◆ AIM OF THE EXERCISE: Output exactly the lines from the line containing "Rebuild this chart" through the line containing "import plotly.graph_objects as go", inclusive, and omit any pictures.
*** TASK MATERIAL
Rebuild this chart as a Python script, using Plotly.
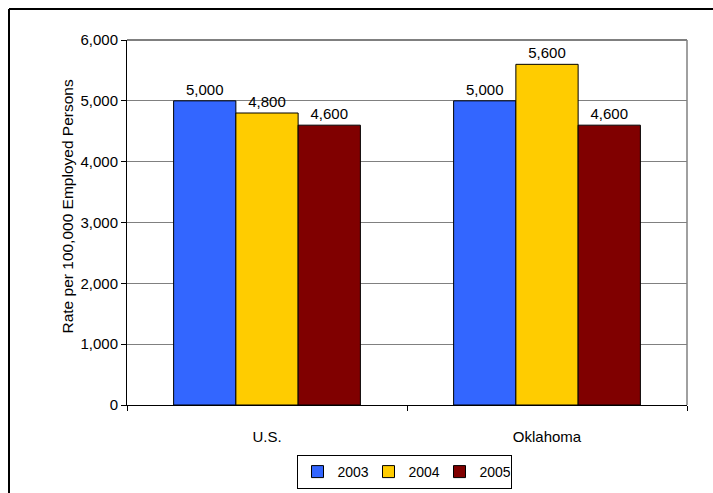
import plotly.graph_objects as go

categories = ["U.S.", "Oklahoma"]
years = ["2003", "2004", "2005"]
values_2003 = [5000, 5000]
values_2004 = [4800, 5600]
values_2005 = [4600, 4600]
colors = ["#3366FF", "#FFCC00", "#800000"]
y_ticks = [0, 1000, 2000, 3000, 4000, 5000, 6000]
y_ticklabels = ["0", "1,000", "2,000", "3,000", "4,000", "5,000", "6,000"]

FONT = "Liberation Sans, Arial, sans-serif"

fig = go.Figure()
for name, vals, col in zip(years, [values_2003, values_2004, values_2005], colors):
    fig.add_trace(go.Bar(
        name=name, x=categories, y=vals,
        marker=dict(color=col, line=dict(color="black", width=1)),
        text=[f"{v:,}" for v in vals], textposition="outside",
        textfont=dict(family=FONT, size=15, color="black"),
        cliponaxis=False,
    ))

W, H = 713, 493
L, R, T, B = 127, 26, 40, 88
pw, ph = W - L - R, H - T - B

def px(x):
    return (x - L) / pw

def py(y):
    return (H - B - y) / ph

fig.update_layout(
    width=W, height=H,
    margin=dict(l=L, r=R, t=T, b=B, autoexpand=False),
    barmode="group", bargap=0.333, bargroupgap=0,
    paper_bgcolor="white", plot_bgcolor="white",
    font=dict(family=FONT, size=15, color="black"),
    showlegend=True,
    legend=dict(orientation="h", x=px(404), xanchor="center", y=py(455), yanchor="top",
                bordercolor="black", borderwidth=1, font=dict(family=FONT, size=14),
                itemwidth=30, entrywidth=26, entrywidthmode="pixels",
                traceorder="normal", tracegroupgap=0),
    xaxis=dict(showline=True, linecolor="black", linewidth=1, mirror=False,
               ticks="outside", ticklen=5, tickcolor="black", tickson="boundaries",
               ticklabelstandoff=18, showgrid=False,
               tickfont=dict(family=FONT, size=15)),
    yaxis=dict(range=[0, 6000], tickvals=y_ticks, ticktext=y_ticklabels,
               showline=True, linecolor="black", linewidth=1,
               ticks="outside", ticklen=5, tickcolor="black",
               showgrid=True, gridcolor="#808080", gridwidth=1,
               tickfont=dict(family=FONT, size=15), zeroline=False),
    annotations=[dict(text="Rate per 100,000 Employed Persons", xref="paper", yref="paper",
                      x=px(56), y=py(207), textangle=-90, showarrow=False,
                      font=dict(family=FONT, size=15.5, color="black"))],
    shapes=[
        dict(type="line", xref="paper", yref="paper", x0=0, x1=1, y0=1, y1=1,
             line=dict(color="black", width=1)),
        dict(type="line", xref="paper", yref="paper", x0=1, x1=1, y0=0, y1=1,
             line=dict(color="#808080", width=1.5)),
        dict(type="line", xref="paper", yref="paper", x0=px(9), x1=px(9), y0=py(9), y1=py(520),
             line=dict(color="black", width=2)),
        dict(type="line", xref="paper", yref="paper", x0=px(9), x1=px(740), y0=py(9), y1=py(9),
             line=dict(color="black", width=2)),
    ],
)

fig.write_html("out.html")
******
*** TASK MATERIAL
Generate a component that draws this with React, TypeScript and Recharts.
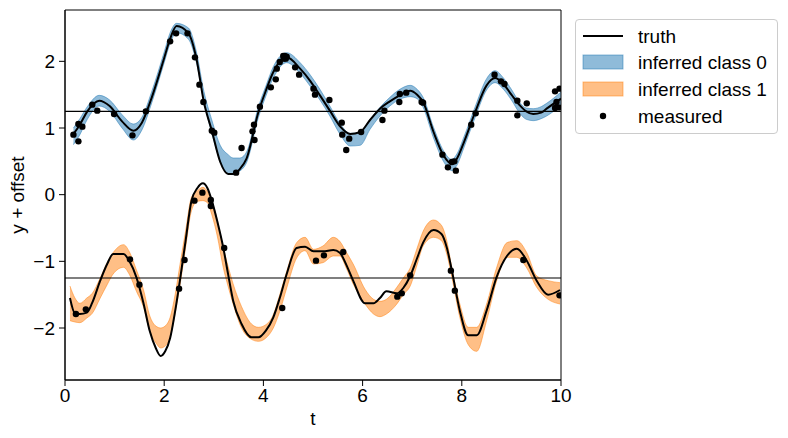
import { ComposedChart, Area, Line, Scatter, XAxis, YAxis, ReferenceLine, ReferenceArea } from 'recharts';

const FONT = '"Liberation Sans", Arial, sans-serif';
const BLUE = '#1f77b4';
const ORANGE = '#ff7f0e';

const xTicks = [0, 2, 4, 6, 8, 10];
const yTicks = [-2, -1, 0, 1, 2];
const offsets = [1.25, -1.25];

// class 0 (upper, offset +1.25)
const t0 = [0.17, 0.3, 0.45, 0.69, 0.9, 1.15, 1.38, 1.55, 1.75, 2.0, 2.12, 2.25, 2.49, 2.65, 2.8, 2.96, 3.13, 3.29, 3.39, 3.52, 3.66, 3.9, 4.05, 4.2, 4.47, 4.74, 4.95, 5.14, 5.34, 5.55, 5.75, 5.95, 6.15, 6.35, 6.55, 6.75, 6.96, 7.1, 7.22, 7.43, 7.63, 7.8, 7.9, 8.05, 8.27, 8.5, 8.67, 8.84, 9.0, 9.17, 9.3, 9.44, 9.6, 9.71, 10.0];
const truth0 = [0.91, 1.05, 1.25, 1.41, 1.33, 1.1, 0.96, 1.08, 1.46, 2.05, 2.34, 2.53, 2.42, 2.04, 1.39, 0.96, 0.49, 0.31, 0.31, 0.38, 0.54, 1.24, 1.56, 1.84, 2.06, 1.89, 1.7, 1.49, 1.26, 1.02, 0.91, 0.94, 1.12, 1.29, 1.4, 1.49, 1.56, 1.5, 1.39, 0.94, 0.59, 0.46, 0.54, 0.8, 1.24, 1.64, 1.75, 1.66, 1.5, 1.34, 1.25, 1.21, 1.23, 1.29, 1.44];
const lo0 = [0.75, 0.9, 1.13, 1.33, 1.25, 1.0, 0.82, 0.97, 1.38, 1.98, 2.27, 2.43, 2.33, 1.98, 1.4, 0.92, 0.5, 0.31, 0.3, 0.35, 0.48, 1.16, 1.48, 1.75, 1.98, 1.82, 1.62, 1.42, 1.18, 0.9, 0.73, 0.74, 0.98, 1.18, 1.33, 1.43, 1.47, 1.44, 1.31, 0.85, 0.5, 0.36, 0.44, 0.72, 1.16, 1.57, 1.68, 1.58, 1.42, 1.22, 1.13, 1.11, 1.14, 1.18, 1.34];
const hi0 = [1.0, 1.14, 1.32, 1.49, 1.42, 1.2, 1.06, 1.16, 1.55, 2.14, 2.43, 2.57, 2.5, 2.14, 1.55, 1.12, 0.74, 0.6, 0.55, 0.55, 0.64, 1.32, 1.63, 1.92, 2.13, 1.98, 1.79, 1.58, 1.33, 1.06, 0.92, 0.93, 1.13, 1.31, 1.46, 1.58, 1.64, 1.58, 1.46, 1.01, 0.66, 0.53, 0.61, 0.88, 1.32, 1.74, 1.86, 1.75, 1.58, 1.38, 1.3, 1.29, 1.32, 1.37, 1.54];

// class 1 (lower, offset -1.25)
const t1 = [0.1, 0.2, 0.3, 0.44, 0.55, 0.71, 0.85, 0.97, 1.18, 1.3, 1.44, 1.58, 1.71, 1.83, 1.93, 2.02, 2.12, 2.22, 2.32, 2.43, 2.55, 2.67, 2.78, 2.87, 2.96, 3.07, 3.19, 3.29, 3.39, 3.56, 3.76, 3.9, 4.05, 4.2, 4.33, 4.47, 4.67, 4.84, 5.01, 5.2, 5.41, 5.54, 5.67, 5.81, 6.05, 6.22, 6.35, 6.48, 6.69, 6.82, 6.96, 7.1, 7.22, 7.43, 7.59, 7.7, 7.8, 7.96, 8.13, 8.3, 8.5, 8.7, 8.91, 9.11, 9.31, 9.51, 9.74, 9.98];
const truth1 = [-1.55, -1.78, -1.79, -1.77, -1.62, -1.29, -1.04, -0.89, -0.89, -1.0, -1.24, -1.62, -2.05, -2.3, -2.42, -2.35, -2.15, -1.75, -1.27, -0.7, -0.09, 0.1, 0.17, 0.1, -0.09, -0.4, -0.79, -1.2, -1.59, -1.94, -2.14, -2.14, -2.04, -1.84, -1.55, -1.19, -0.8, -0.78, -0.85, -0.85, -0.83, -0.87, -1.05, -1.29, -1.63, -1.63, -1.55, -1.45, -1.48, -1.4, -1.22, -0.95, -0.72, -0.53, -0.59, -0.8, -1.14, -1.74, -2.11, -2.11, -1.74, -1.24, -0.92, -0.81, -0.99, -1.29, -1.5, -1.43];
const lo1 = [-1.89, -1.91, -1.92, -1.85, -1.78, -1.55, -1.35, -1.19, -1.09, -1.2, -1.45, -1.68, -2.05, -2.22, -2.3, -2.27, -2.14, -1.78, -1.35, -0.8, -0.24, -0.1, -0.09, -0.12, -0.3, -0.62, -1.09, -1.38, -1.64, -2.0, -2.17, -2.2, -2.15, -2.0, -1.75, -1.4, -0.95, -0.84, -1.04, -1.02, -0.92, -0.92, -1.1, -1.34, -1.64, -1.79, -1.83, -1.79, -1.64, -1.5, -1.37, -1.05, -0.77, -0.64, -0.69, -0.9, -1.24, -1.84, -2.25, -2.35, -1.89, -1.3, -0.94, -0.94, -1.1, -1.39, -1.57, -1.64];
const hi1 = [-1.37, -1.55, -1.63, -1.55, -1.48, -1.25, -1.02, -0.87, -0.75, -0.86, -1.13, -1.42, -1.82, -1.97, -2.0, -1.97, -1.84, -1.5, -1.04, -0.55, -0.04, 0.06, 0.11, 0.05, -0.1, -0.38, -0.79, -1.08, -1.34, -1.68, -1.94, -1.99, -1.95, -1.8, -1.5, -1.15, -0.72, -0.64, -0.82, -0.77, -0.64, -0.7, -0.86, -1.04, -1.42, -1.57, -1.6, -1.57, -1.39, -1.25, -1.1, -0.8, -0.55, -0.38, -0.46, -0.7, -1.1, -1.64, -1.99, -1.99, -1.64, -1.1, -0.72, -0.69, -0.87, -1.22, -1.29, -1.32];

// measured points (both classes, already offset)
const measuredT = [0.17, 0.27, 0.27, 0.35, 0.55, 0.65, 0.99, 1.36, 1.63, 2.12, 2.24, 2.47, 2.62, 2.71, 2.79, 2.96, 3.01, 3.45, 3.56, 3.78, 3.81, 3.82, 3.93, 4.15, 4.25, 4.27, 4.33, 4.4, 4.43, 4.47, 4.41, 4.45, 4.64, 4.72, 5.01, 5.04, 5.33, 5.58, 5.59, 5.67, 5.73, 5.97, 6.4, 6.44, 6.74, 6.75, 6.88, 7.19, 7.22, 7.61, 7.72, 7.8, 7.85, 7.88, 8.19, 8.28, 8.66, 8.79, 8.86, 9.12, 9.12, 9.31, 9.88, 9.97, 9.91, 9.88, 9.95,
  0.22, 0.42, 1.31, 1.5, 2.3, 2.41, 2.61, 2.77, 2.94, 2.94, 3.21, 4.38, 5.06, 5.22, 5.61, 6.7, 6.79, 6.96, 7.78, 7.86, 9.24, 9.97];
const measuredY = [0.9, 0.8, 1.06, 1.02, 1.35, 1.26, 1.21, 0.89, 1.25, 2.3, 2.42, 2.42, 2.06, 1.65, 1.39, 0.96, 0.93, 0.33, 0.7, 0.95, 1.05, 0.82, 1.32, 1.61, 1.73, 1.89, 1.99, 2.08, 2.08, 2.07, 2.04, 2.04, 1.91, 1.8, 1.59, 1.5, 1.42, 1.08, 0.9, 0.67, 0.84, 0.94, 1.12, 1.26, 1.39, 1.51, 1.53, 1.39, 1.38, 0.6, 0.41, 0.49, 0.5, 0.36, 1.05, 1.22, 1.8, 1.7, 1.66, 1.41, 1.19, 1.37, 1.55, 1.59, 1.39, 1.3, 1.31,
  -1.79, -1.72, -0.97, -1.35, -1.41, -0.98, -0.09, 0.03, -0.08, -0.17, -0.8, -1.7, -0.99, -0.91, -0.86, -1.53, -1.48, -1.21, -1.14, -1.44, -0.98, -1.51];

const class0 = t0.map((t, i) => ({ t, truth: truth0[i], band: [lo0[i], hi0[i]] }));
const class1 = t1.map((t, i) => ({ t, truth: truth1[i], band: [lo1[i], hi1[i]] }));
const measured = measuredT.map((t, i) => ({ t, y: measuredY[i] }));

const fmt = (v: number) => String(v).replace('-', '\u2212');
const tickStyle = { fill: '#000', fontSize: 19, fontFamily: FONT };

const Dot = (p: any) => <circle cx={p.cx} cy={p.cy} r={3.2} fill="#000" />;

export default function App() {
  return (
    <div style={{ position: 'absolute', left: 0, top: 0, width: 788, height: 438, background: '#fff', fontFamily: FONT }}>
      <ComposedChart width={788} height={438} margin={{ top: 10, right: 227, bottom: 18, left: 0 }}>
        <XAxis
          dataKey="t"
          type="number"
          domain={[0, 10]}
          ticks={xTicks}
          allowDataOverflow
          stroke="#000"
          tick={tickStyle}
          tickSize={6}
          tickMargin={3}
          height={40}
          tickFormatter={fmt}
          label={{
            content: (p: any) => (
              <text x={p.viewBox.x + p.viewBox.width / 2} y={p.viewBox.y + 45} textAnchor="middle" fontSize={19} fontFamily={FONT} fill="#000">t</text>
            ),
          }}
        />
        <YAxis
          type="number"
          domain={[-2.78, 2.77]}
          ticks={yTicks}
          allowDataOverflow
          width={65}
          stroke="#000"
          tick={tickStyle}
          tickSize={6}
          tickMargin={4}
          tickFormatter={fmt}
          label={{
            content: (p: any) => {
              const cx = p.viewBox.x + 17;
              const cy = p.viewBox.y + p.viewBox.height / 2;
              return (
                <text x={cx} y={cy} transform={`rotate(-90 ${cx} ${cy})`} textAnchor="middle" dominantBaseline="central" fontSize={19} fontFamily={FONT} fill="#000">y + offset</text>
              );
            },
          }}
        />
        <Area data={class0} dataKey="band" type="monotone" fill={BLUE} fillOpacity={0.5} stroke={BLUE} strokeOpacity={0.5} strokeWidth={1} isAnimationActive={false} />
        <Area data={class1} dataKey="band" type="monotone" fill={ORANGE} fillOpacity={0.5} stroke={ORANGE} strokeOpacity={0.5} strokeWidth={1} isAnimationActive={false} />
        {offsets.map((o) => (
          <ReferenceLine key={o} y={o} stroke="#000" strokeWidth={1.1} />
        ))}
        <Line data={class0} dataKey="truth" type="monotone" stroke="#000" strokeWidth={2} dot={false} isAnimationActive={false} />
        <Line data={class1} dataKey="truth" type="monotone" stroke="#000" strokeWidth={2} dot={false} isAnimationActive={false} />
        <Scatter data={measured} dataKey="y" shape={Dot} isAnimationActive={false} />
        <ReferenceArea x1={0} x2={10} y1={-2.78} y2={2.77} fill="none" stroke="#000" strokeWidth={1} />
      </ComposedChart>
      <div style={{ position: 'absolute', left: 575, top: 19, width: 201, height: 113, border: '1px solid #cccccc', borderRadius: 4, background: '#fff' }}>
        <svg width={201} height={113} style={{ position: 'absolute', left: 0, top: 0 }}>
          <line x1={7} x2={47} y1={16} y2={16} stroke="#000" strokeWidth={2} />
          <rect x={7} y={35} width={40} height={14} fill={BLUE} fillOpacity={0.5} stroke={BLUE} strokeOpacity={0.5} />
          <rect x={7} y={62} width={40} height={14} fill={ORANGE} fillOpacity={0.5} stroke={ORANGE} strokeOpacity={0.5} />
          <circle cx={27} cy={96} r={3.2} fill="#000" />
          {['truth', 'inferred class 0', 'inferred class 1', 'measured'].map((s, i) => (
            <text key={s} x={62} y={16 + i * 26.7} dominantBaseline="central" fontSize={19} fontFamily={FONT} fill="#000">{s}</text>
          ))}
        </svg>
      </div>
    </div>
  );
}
******
◆ RESPONSE TO THIS EXERCISE:
Rebuild this chart as a Python script, using Plotly.
import plotly.graph_objects as go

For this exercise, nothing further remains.